Rio de Janeiro's municipal administration is under growing pressure to address a sprawling bureaucratic headache that has quietly undermined urban planning and public works accountability for years: thousands of duplicate images embedded in city property records, infrastructure reports, and community consultation files. Officials from the Secretaria Municipal de Urbanismo confirmed this week that the problem is systemic, cutting across at least four major municipal departments and affecting documentation tied to neighborhoods as far apart as Santa Teresa and Campo Grande.
The issue has sharpened in urgency because Rio is midway through an accelerated cycle of urban licensing reform linked to the revised Plano Diretor, which the Câmara Municipal passed in late 2024. That reform requires digitized, verified photographic evidence for building permits, land-use reclassifications, and the ongoing favela urbanization work carried out through programs like Morar Carioca. When the same image appears under multiple file numbers — sometimes representing entirely different addresses — the integrity of those administrative decisions collapses.
What the Specialists Are Saying
Technical staff at the Instituto Pereira Passos, the city's data and urban research arm based in the Centro district, have been vocal inside municipal working groups about the scale of duplication. The institute's geographic information systems team has flagged that image metadata mismatches are concentrated in records generated between 2018 and 2022, a period when multiple contractors were uploading documentation to incompatible legacy platforms. The institute has not published a full public report, but its position within those working groups — described in agenda documents circulated to city councillors in June 2026 — is that automated deduplication software alone will not solve the problem without a parallel human audit.

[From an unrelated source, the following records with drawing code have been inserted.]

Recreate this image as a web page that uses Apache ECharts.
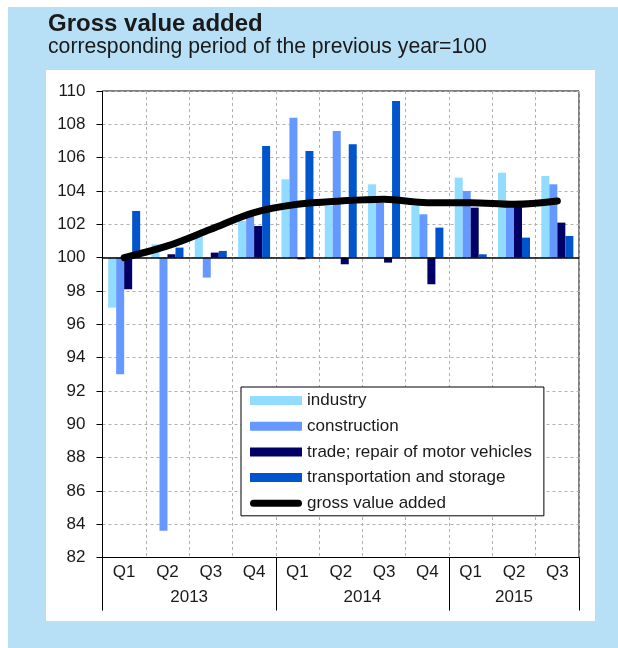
<!DOCTYPE html>
<html>
<head>
<meta charset="utf-8">
<script src="https://cdn.jsdelivr.net/npm/echarts@6/dist/echarts.min.js"></script>
<style>
html,body{margin:0;padding:0;background:#fff;}
#chart{width:618px;height:648px;}
</style>
</head>
<body>
<div id="chart"></div>
<script>
// ---- data ----
const quarters = ['Q1','Q2','Q3','Q4','Q1','Q2','Q3','Q4','Q1','Q2','Q3'];
const years = ['2013','2014','2015'];
const quartersPerYear = [4, 4, 3];
const yTickLabels = [82,84,86,88,90,92,94,96,98,100,102,104,106,108,110];
const industry     = [97.0, 100.8, 101.3, 102.2, 104.7, 103.1, 104.4, 103.1, 104.8, 105.1, 104.9];
const construction = [93.0,  83.6,  98.8, 102.5, 108.4, 107.6, 103.3, 102.6, 104.0, 103.4, 104.4];
const trade        = [98.1, 100.2, 100.3, 101.9,  99.9,  99.6,  99.7,  98.4, 103.0, 103.3, 102.1];
const transport    = [102.8, 100.6, 100.4, 106.7, 106.4, 106.8, 109.4, 101.8, 100.2, 101.2, 101.3];
const gva          = [100.0, 100.7, 101.7, 102.7, 103.2, 103.4, 103.5, 103.3, 103.3, 103.2, 103.4];
const BASE = 100;

// ---- derived ----
const yearBounds = [0];
quartersPerYear.forEach(n => yearBounds.push(yearBounds[yearBounds.length-1] + n));
const yearCenters = quartersPerYear.map((n, i) => yearBounds[i] + n / 2);
const rel = arr => arr.map(v => +(v - BASE).toFixed(3));

const FONT = '"Liberation Sans", Arial, sans-serif';
const TXT = '#1a1a1a';

const chart = echarts.init(document.getElementById('chart'), null, {renderer: 'canvas'});

const barSeries = (name, data, color) => ({
  name, type: 'bar', data: rel(data), barWidth: 8, barGap: '0%',
  itemStyle: {color}, z: 2,
  xAxisIndex: 0, yAxisIndex: 0
});

const capsule = 'path://M3.5,0 H48.5 A3.5,3.5 0 0 1 48.5,7 H3.5 A3.5,3.5 0 0 1 3.5,0 Z';

chart.setOption({
  backgroundColor: '#fff',
  animation: false,
  graphic: [
    {type: 'rect', shape: {x: 8, y: 7, width: 610, height: 641}, style: {fill: '#b7e0f6'}, z: -10, silent: true},
    {type: 'rect', shape: {x: 46, y: 70, width: 549, height: 551}, style: {fill: '#ffffff'}, z: -9, silent: true}
  ],
  title: [
    {text: 'Gross value added', left: 48, top: 12, padding: 0,
     textStyle: {fontFamily: FONT, fontSize: 24, fontWeight: 'bold', color: TXT}},
    {text: 'corresponding period of the previous year=100', left: 48, top: 37, padding: 0,
     textStyle: {fontFamily: FONT, fontSize: 21.2, fontWeight: 'normal', color: TXT}}
  ],
  legend: {
    orient: 'vertical', left: 241, top: 387,
    padding: [5, 12, 4, 9],
    backgroundColor: '#fff', borderColor: '#000', borderWidth: 1,
    itemWidth: 52, itemHeight: 9, itemGap: 8.7,
    textStyle: {fontFamily: FONT, fontSize: 17, color: TXT, lineHeight: 17},
    data: [
      {name: 'industry', icon: 'rect'},
      {name: 'construction', icon: 'rect'},
      {name: 'trade; repair of motor vehicles', icon: 'rect'},
      {name: 'transportation and storage', icon: 'rect'},
      {name: 'gross value added', icon: capsule, itemStyle: {color: '#000'}}
    ],
    z: 10
  },
  grid: {left: 102.5, right: 39, top: 91, bottom: 90.5, show: true, borderColor: '#000', borderWidth: 1, containLabel: false},
  xAxis: [
    {
      type: 'category', data: quarters, position: 'bottom', boundaryGap: true,
      axisLine: {onZero: false, lineStyle: {color: '#000', width: 1}},
      axisTick: {show: false},
      axisLabel: {fontFamily: FONT, fontSize: 17, color: TXT, margin: 6, interval: 0},
      splitLine: {show: true, lineStyle: {color: '#b0b0b0', type: [3, 3], width: 1}}
    },
    {
      type: 'value', min: 0, max: quarters.length, position: 'bottom', offset: 0,
      axisLine: {show: false, onZero: false},
      splitLine: {show: false},
      axisTick: {show: true, customValues: yearBounds, length: 53, lineStyle: {color: '#000', width: 1}},
      axisLabel: {show: true, customValues: yearCenters, fontFamily: FONT, fontSize: 17, color: TXT, margin: 31,
        formatter: v => { const i = yearCenters.indexOf(v); return i >= 0 ? years[i] : ''; }}
    }
  ],
  yAxis: {
    type: 'value',
    min: yTickLabels[0] - BASE, max: yTickLabels[yTickLabels.length-1] - BASE, interval: 2,
    axisLine: {show: true, lineStyle: {color: '#000', width: 1}},
    axisTick: {show: true, length: 6, lineStyle: {color: '#000'}},
    axisLabel: {fontFamily: FONT, fontSize: 17, color: TXT, margin: 17, formatter: v => String(Math.round(v + BASE))},
    splitLine: {show: true, lineStyle: {color: '#b0b0b0', type: [3, 3], width: 1}}
  },
  series: [
    barSeries('industry', industry, '#92dcff'),
    barSeries('construction', construction, '#6699ff'),
    barSeries('trade; repair of motor vehicles', trade, '#000066'),
    Object.assign(barSeries('transportation and storage', transport, '#0055cc'), {
      markLine: {
        silent: true, symbol: 'none', label: {show: false},
        lineStyle: {color: '#000', type: 'solid', width: 1.5},
        data: [{yAxis: 0}]
      }
    }),
    {
      name: 'gross value added', type: 'line', data: rel(gva), smooth: 0.35,
      symbol: 'none', z: 5,
      lineStyle: {color: '#000', width: 7, cap: 'round', join: 'round'},
      itemStyle: {color: '#000'}
    }
  ]
});
</script>
</body>
</html>
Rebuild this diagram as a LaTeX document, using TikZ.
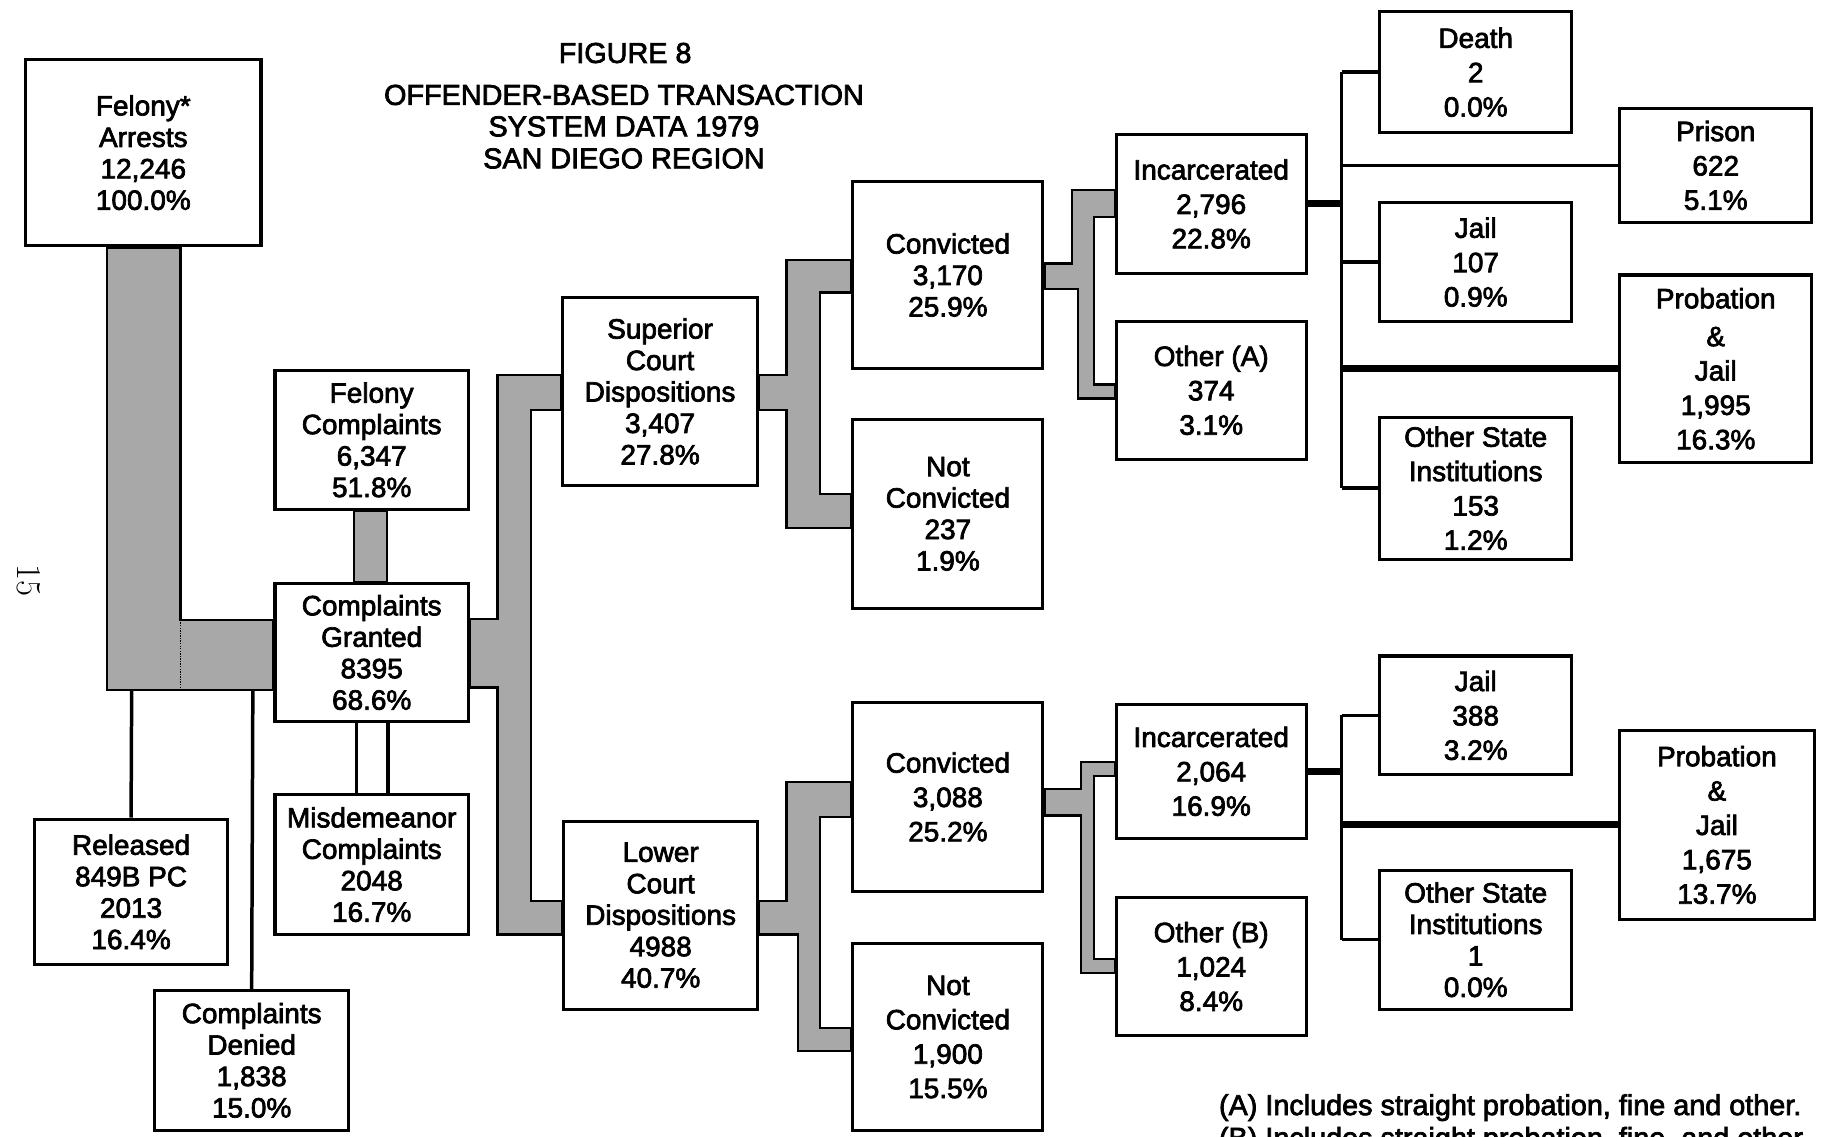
\documentclass[tikz,border=0pt]{standalone}
\usepackage{fontspec}
\newfontfamily\hv[FakeBold=2.5]{Liberation Sans}
\usetikzlibrary{backgrounds}
\tikzset{
  box/.style={draw, line width=2.6pt, fill=white, inner sep=0pt, align=center,
    font=\hv\fontsize{24}{27}\selectfont},
  boxw/.style={box, font=\hv\fontsize{24}{29.5}\selectfont},
  pipe/.style={fill=black!34, draw, line width=2pt, line join=miter},
  conn/.style={line width=3pt},
  heavy/.style={line width=6pt},
  ttl/.style={anchor=base, font=\hv\fontsize{24.7}{27}\selectfont, inner sep=0pt},
}
\begin{document}
\begin{tikzpicture}[x=1pt,y=-1pt]
\useasboundingbox (0,0) rectangle (1568,975);

% title
\node[ttl] (t1) at (536.5,54) {FIGURE 8};
\node[ttl] (t2) at (535.5,90) {OFFENDER-BASED TRANSACTION};
\node[ttl] (t3) at (535.5,117) {SYSTEM DATA 1979};
\node[ttl] (t4) at (535.5,144.5) {SAN DIEGO REGION};

% page number
\node[rotate=-90, font=\fontsize{30}{30}\selectfont, inner sep=0pt] (pg) at (25,498) {15};

% boxes
\node[box, minimum width=202, minimum height=160] (arr) at (123,131) {Felony*\\Arrests\\12,246\\100.0\%};
\node[box, minimum width=166, minimum height=119] (fc) at (319,377.5) {Felony\\Complaints\\6,347\\51.8\%};
\node[box, minimum width=166, minimum height=118] (cg) at (319,560) {Complaints\\Granted\\8395\\68.6\%};
\node[box, minimum width=166, minimum height=120] (mc) at (319,742) {Misdemeanor\\Complaints\\2048\\16.7\%};
\node[box, minimum width=165, minimum height=125] (rel) at (112.5,765.5) {Released\\849B PC\\2013\\16.4\%};
\node[box, minimum width=166, minimum height=120] (den) at (216,910) {Complaints\\Denied\\1,838\\15.0\%};
\node[box, minimum width=167, minimum height=162] (sup) at (566.5,336) {Superior\\Court\\Dispositions\\3,407\\27.8\%};
\node[box, minimum width=166, minimum height=161] (low) at (567,785.5) {Lower\\Court\\Dispositions\\4988\\40.7\%};
\node[box, minimum width=163, minimum height=160] (cv1) at (813.5,236) {Convicted\\3,170\\25.9\%};
\node[box, minimum width=163, minimum height=162] (nc1) at (813.5,441) {Not\\Convicted\\237\\1.9\%};
\node[boxw, minimum width=163, minimum height=162] (cv2) at (813.5,684) {Convicted\\3,088\\25.2\%};
\node[boxw, minimum width=163, minimum height=160] (nc2) at (813.5,890) {Not\\Convicted\\1,900\\15.5\%};
\node[boxw, minimum width=163, minimum height=119] (inc1) at (1039.5,175) {Incarcerated\\2,796\\22.8\%};
\node[boxw, minimum width=163, minimum height=118] (oa) at (1039.5,335) {Other (A)\\374\\3.1\%};
\node[boxw, minimum width=163, minimum height=115] (inc2) at (1039.5,662) {Incarcerated\\2,064\\16.9\%};
\node[boxw, minimum width=163, minimum height=119] (ob) at (1039.5,829.5) {Other (B)\\1,024\\8.4\%};
\node[boxw, minimum width=165, minimum height=104] (death) at (1266.5,62) {Death\\2\\0.0\%};
\node[boxw, minimum width=165, minimum height=98] (prison) at (1472.5,142) {Prison\\622\\5.1\%};
\node[boxw, minimum width=165, minimum height=102] (jail1) at (1266.5,225) {Jail\\107\\0.9\%};
\node[boxw, minimum width=165, minimum height=161] (pj1) at (1472.5,316.5) {Probation\\[3pt]\&\\Jail\\1,995\\16.3\%};
\node[boxw, minimum width=165, minimum height=122] (osi1) at (1266.5,419) {Other State\\Institutions\\153\\1.2\%};
\node[boxw, minimum width=165, minimum height=102] (jail2) at (1266.5,614) {Jail\\388\\3.2\%};
\node[boxw, minimum width=167, minimum height=162] (pj2) at (1473.5,708) {Probation\\\&\\Jail\\1,675\\13.7\%};
\node[box, minimum width=165, minimum height=119] (osi2) at (1266.5,806.5) {Other State\\Institutions\\1\\0.0\%};

% footnotes
\node[anchor=base west, inner sep=0pt, font=\hv\fontsize{24.7}{27}\selectfont] (fnA) at (1046,957) {(A) Includes straight probation, fine and other.};
\begin{scope}
\clip (0,0) rectangle (1568,975);
\node[anchor=base west, inner sep=0pt, font=\hv\fontsize{24.7}{27}\selectfont] (fnB) at (1046,985) {(B) Includes straight probation, fine, and other.};
\end{scope}

\begin{pgfonlayer}{background}
\fill[white] (0,0) rectangle (1568,975);
% arrests -> granted
\filldraw[pipe] (arr.south -| 92,0) -- (92,592) -- (cg.west |- 0,592) -- (cg.west |- 0,532) -- (155,532) -- (arr.south -| 155,0) -- cycle;
% felony complaints -> granted
\filldraw[pipe] (fc.south -| 304,0) rectangle (cg.north -| 332,0);
% granted -> superior / lower
\filldraw[pipe] (cg.east |- 0,531) -- (427,531) -- (427,322) -- (sup.west |- 0,322) -- (sup.west |- 0,352) -- (456,352) -- (456,773) -- (low.west |- 0,773) -- (low.west |- 0,802) -- (427,802) -- (427,590) -- (cg.east |- 0,590) -- cycle;
% superior -> convicted / not convicted
\filldraw[pipe] (sup.east |- 0,322) -- (675,322) -- (675,223) -- (cv1.west |- 0,223) -- (cv1.west |- 0,251) -- (704,251) -- (704,424) -- (nc1.west |- 0,424) -- (nc1.west |- 0,453) -- (675,453) -- (675,352) -- (sup.east |- 0,352) -- cycle;
% lower -> convicted / not convicted
\filldraw[pipe] (low.east |- 0,773) -- (675,773) -- (675,671) -- (cv2.west |- 0,671) -- (cv2.west |- 0,701) -- (704,701) -- (704,882) -- (nc2.west |- 0,882) -- (nc2.west |- 0,902) -- (685,902) -- (685,802) -- (low.east |- 0,802) -- cycle;
% convicted -> incarcerated / other A
\filldraw[pipe] (cv1.east |- 0,226) -- (920,226) -- (920,163) -- (inc1.west |- 0,163) -- (inc1.west |- 0,186) -- (939,186) -- (939,330) -- (oa.west |- 0,330) -- (oa.west |- 0,342) -- (925,342) -- (925,248) -- (cv1.east |- 0,248) -- cycle;
% convicted -> incarcerated / other B
\filldraw[pipe] (cv2.east |- 0,677) -- (928,677) -- (928,654) -- (inc2.west |- 0,654) -- (inc2.west |- 0,666) -- (939,666) -- (939,823) -- (ob.west |- 0,823) -- (ob.west |- 0,835) -- (928,835) -- (928,700) -- (cv2.east |- 0,700) -- cycle;
\draw[densely dotted, line width=1.2pt] (155,532) -- (155,592);
\end{pgfonlayer}

% released / denied
\coordinate (rj) at (113,592);
\coordinate (dj) at (217,592);
\draw[conn] (rj) -- (rel.north);
\draw[conn] (dj) -- (den.north);
% granted -> misdemeanor (hollow)
\draw[conn] (cg.south -| 306,0) -- (mc.north -| 306,0);
\draw[conn] (cg.south -| 333,0) -- (mc.north -| 333,0);

% sentencing, top
\coordinate (s1) at (1151.5,0);
\draw[heavy] (inc1.east) -- (s1 |- inc1.east);
\draw[conn] (s1 |- death.west) -- (s1 |- osi1.west);
\draw[conn] (s1 |- death.west) -- (death.west);
\draw[conn] (s1 |- prison.west) -- (prison.west);
\draw[conn] (s1 |- jail1.west) -- (jail1.west);
\draw[heavy] (s1 |- pj1.west) -- (pj1.west);
\draw[conn] (s1 |- osi1.west) -- (osi1.west);
% sentencing, bottom
\draw[heavy] (inc2.east) -- (s1 |- inc2.east);
\draw[conn] (s1 |- jail2.west) -- (s1 |- osi2.west);
\draw[conn] (s1 |- jail2.west) -- (jail2.west);
\draw[heavy] (s1 |- pj2.west) -- (pj2.west);
\draw[conn] (s1 |- osi2.west) -- (osi2.west);
\end{tikzpicture}
\end{document}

Urbanists affiliated with the Laboratório de Habitação e Assentamentos Humanos at the Universidade Federal do Rio de Janeiro have raised a related concern: that duplicated images in favela regularization files distort the evidentiary basis for land titling decisions in communities across the Complexo da Maré and in parts of Jacarepaguá. Their argument, presented at a public seminar at the Faculdade de Arquitetura e Urbanismo in May, is that the city cannot responsibly advance titling under the Programa Terra Sem Risco while file integrity remains unverified.
The Controladoria Geral do Município, the city's internal audit body, noted in its 2025 annual accountability report — a public document — that photographic documentation inconsistencies were identified in 14 percent of the infrastructure project files it sampled during that review cycle. That figure, drawn from a sample of 300 project dossiers, has been cited repeatedly by vereadores on the Comissão de Obras e Infraestrutura as justification for a formal inquiry, which the commission voted to open in June 2026.
What Comes Next for the City's Records
The Secretaria de Fazenda and the Secretaria de Urbanismo are expected to present a joint remediation plan to the Câmara Municipal before the end of July. Sources familiar with the process say the plan will likely propose a phased audit beginning with Zona Norte districts, where the volume of incomplete digitization is highest, before moving to Zona Oeste files. No budget figure has been formally announced for the remediation work.
Property owners and small businesses with active permit applications should contact the Posto de Atendimento ao Cidadão at Rua Afonso Cavalcanti, 455, in Cidade Nova — the central hub for licensing inquiries — to request a manual verification of any photographic attachments in their files. The secretariat has confirmed that applications flagged with duplicate image errors will not automatically be rejected, but processing times may extend beyond the standard 60-day window while auditors clear the backlog.
For residents in communities covered by Morar Carioca urbanization contracts, the Instituto Pereira Passos recommends retaining physical copies of any photographic documentation submitted to the city, as digital records from that program are among those most heavily affected by the duplication problem identified in the municipal audit.